Pioneering the Future of Data Center Design
AI workloads are projected to grow at a compound annual growth rate (CAGR) of 26-36% by 2028, leading to increased power demand within existing and new data centers. Servicing this projected energy demand involves several key considerations outlined in the White Paper, which addresses the four physical infrastructure categories – power, cooling, racks and software tools. White Paper 110 is available for download here.
In an era where AI is reshaping industries and redefining competitiveness, Schneider Electric’s latest white paper paves the way for businesses to design data centers that are not just capable of supporting AI, but fully optimized for it. The white paper introduces innovative concepts and best practices, positioning Schneider Electric as a frontrunner in the evolution of data center infrastructure.
“As AI continues to advance, it places unique demands on data center design and management. To address these challenges, it’s important to consider several key attributes and trends of AI workloads that impact both new and existing data centers,” said Pankaj Sharma, Executive Vice President, Secure Power Division and Data Center Business at Schneider Electric. “AI applications, especially training clusters, are highly compute-intensive and require large amounts of processing power provided by GPUs or specialized AI accelerators. This puts a significant strain on the power and cooling infrastructure of data centers. And as energy costs rise and environmental concerns grow, data centers must focus on energy-efficient hardware, such as high-efficiency power and cooling systems, and renewable power sources to help reduce operational costs and carbon footprint.”
This new blueprint for organizations seeking to leverage AI to its fullest potential within their data centers, has received welcome support from customers.
“The AI market is fast-growing and we believe it will become a fundamental technology for enterprises to unlock outcomes faster and significantly improve productivity,” said Evan Sparks, chief product officer for Artificial Intelligence, at Hewlett Packard Enterprise. “As AI becomes a dominant workload in the data center, organizations need to start thinking intentionally about designing a full stack to solve their AI problems. We are already seeing massive demand for AI compute accelerators, but balancing this with the right level of fabric and storage and enabling this scale requires well-designed software platforms. To address this, enterprises should look to solutions such as specialized machine learning development and data management software that provide visibility into data usage and ensure data is safe and reliable before deploying. Together with implementing end-to-end data center solutions that are designed to deliver sustainable computing, we can enable our customers to successfully design and deploy AI, and do so responsibly.”
Unlocking the Full Potential of AI
Schneider Electric’s AI-Ready Data Center Guide explores the critical intersections of AI and data center infrastructure, addressing key considerations such as:
- Guidance on the four key AI attributes and trends that underpin physical infrastructure challenges in power, cooling, racks and software management
- Recommendations for assessing and supporting the extreme rack power densities of AI training servers.

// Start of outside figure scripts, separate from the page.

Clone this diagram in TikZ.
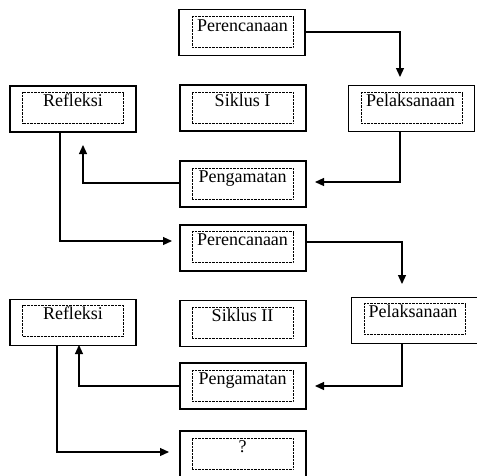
\documentclass[tikz,border=0pt]{standalone}
\usepackage{fontspec}
\setmainfont{Liberation Serif}
\usetikzlibrary{arrows.meta}
\begin{document}
\begin{tikzpicture}[x=1pt,y=-1pt,
  outer/.style={draw, line width=1.2pt, minimum width=126pt, minimum height=46pt, inner sep=0pt},
  inner/.style={draw, dash pattern=on 0.7pt off 0.7pt, line width=0.8pt, minimum width=101pt, minimum height=31pt, inner sep=0pt},
  lbl/.style={anchor=base, font=\fontsize{18}{18}\selectfont, inner sep=0pt},
  arr/.style={line width=1.2pt, -{Triangle[length=9pt,width=8pt]}}]
\useasboundingbox (0,0) rectangle (477,475);
% Cycle I
\node[outer] (p1) at (242,32.5) {};
\node[inner] (p1i) at (242.5,32) {};
\node[lbl] (p1t) at (242.5,31) {Perencanaan};
\node[outer] (s1) at (243,108) {};
\node[inner] (s1i) at (242.5,107.5) {};
\node[lbl] (s1t) at (242.5,106.5) {Siklus I};
\node[outer] (pl1) at (411.5,108.5) {};
\node[inner] (pl1i) at (411.5,108) {};
\node[lbl] (pl1t) at (410.5,106.5) {Pelaksanaan};
\node[outer] (r1) at (73,109) {};
\node[inner] (r1i) at (73,108) {};
\node[lbl] (r1t) at (73,106.5) {Refleksi};
\node[outer] (pg1) at (243,184) {};
\node[inner] (pg1i) at (242.5,183.5) {};
\node[lbl] (pg1t) at (242.5,182.5) {Pengamatan};
% Cycle II
\node[outer] (p2) at (243,248) {};
\node[inner] (p2i) at (242.5,247) {};
\node[lbl] (p2t) at (242.5,245.5) {Perencanaan};
\node[outer] (s2) at (243,323.5) {};
\node[inner] (s2i) at (242.5,322.5) {};
\node[lbl] (s2t) at (242.5,321) {Siklus II};
\node[outer] (pl2) at (414.5,320.5) {};
\node[inner] (pl2i) at (414.5,319) {};
\node[lbl] (pl2t) at (413,317.5) {Pelaksanaan};
\node[outer] (r2) at (73,322.5) {};
\node[inner] (r2i) at (73,320.5) {};
\node[lbl] (r2t) at (73,319.5) {Refleksi};
\node[outer] (pg2) at (243,386) {};
\node[inner] (pg2i) at (242.5,386) {};
\node[lbl] (pg2t) at (242.5,384.5) {Pengamatan};
\node[outer] (q) at (243,454) {};
\node[inner] (qi) at (242.5,453.5) {};
\node[lbl] (qt) at (242.5,452) {?};
% connector end points
\coordinate (c1) at (400,77);
\coordinate (c2) at (315,182);
\coordinate (c3) at (83,145);
\coordinate (c4) at (172,241);
\coordinate (c5) at (402,284);
\coordinate (c6) at (315,386);
\coordinate (c7) at (79,345);
\coordinate (c8) at (169,452);
% connectors
\draw[arr] (p1.east |- p1i.west) -| (c1);
\draw[arr] (pl1.south -| c1) |- (c2);
\draw[arr] (pg1.west |- 0,183) -| (c3);
\draw[arr] (r1.south -| 60,0) |- (c4);
\draw[arr] (p2.east |- 0,242) -| (c5);
\draw[arr] (pl2.south -| c5) |- (c6);
\draw[arr] (pg2.west) -| (c7);
\draw[arr] (r2.south -| 57,0) |- (c8);
\end{tikzpicture}
\end{document}
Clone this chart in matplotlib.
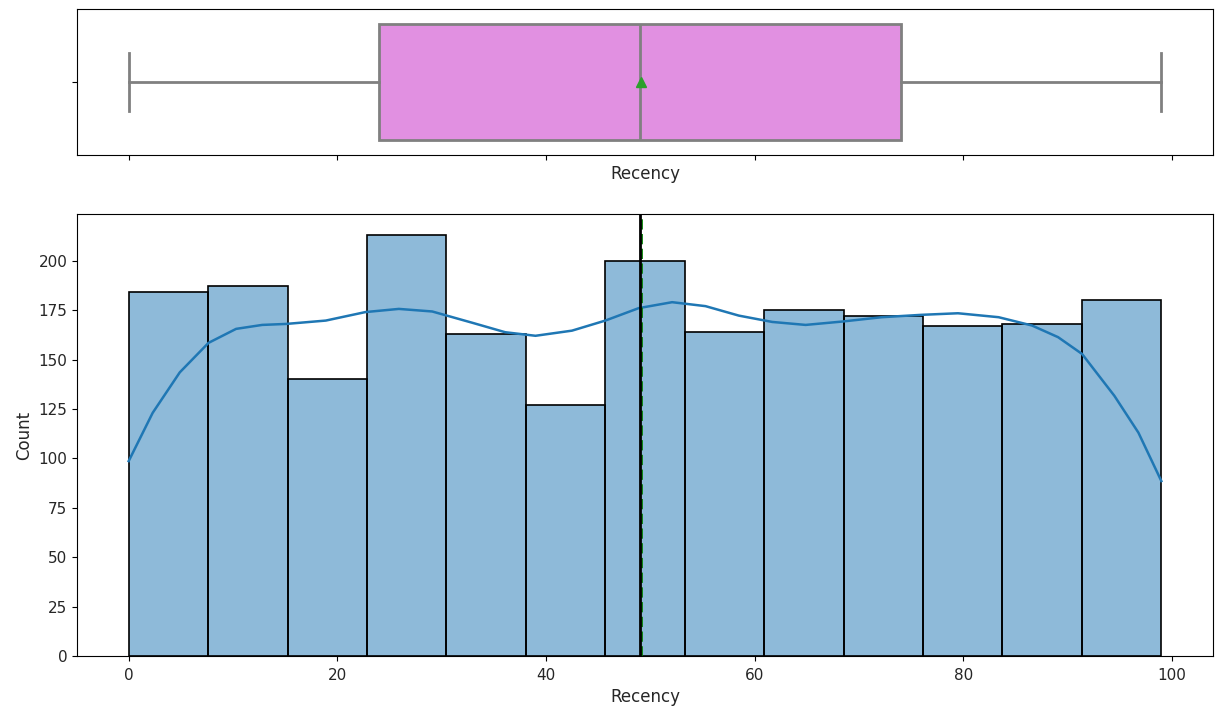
import numpy as np
import matplotlib
matplotlib.use("Agg")
import matplotlib.pyplot as plt
import colorsys

# Recency distribution: five-number summary for the box, counts for the histogram
recency_q1 = 24
recency_median = 49
recency_q3 = 74
recency_min = 0
recency_max = 99
recency_mean = 49.1

hist_counts = [184, 187, 140, 213, 163, 127, 200, 164, 175, 172, 167, 168, 180]

# density curve, already scaled to counts
kde_x = [0, 2.3, 4.9, 7.65, 10.3, 12.8, 15.1, 18.9, 22.7, 25.9, 29.1, 33.0,
         36.1, 39.0, 42.5, 45.7, 48.9, 52.1, 55.3, 58.5, 61.7, 64.9, 68.4,
         72.2, 76.0, 79.5, 83.4, 86.6, 89.1, 91.4, 94.5, 96.8, 99]
kde_y = [98.6, 123, 143.5, 158.4, 165.5, 167.5, 168, 169.7, 174, 175.6, 174.3, 168.5,
         163.8, 162, 164.6, 169.7, 176, 179, 177, 172.2, 169, 167.5, 169.2,
         171.4, 172.6, 173.4, 171.4, 167.2, 161.3, 152.8, 131.6, 113, 88.5]

plt.rcParams["font.family"] = "DejaVu Sans"
plt.rcParams["xtick.labelsize"] = 11
plt.rcParams["ytick.labelsize"] = 11
plt.rcParams["axes.labelsize"] = 12
plt.rcParams["xtick.major.pad"] = 5
plt.rcParams["text.color"] = "#262626"
plt.rcParams["axes.labelcolor"] = "#262626"
plt.rcParams["xtick.labelcolor"] = "#262626"
plt.rcParams["ytick.labelcolor"] = "#262626"

# violet, desaturated the way seaborn does for boxes
h, l, s = colorsys.rgb_to_hls(*matplotlib.colors.to_rgb("violet"))
box_color = colorsys.hls_to_rgb(h, l, s * 0.75)
gray = (0.5, 0.5, 0.5)

fig = plt.figure(figsize=(12.17, 7.11), dpi=100)
ax_box = fig.add_axes([0.0633, 0.782, 0.9334, 0.2053])
ax_hist = fig.add_axes([0.0633, 0.0774, 0.9334, 0.6217], sharex=ax_box)

stats = [{
    "med": recency_median, "q1": recency_q1, "q3": recency_q3,
    "whislo": recency_min, "whishi": recency_max, "mean": recency_mean,
    "fliers": [],
}]
ax_box.bxp(stats, positions=[0], widths=0.8, orientation="horizontal",
           showmeans=True, patch_artist=True,
           boxprops=dict(facecolor=box_color, edgecolor=gray, linewidth=2),
           whiskerprops=dict(color=gray, linewidth=2),
           capprops=dict(color=gray, linewidth=2),
           medianprops=dict(color=gray, linewidth=2),
           meanprops=dict(marker="^", markerfacecolor="#2ca02c",
                          markeredgecolor="#2ca02c", markersize=7))
ax_box.set_ylim(0.5, -0.5)
ax_box.set_yticks([0])
ax_box.set_yticklabels([""])
ax_box.set_xlabel("Recency")
ax_box.tick_params(axis="x", labelbottom=False)

edges = np.linspace(recency_min, recency_max, len(hist_counts) + 1)
ax_hist.bar(edges[:-1], hist_counts, width=np.diff(edges), align="edge",
            color="#1f77b4", alpha=0.5, edgecolor="none")
ax_hist.bar(edges[:-1], hist_counts, width=np.diff(edges), align="edge",
            facecolor="none", edgecolor="black", linewidth=1.2)
ax_hist.plot(kde_x, kde_y, color="#1f77b4", linewidth=1.8)

ax_hist.axvline(recency_mean, color="green", linestyle="--", linewidth=2)
ax_hist.axvline(recency_median, color="black", linestyle="-", linewidth=2)

ax_hist.set_xlim(recency_min - 4.95, recency_max + 4.95)
ax_hist.set_ylim(0, max(hist_counts) * 1.05)
ax_hist.set_xlabel("Recency")
ax_hist.set_ylabel("Count")

fig.savefig("out.png", dpi=100)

- Guidance for achieving a successful transition from air cooling to liquid cooling to support the growing thermal design power (TDP) of AI workloads.
- Proposed rack specifications to better accommodate AI servers that require high power, cooling manifolds and piping, and large number of network cables.
- Guidance on using data center infrastructure management (DCIM), electrical power management system (EPMS) and building management system (BMS) software for creating digital twins of the data center, operations and asset management.
- Future outlook of emerging technologies and design approaches to help address AI evolution.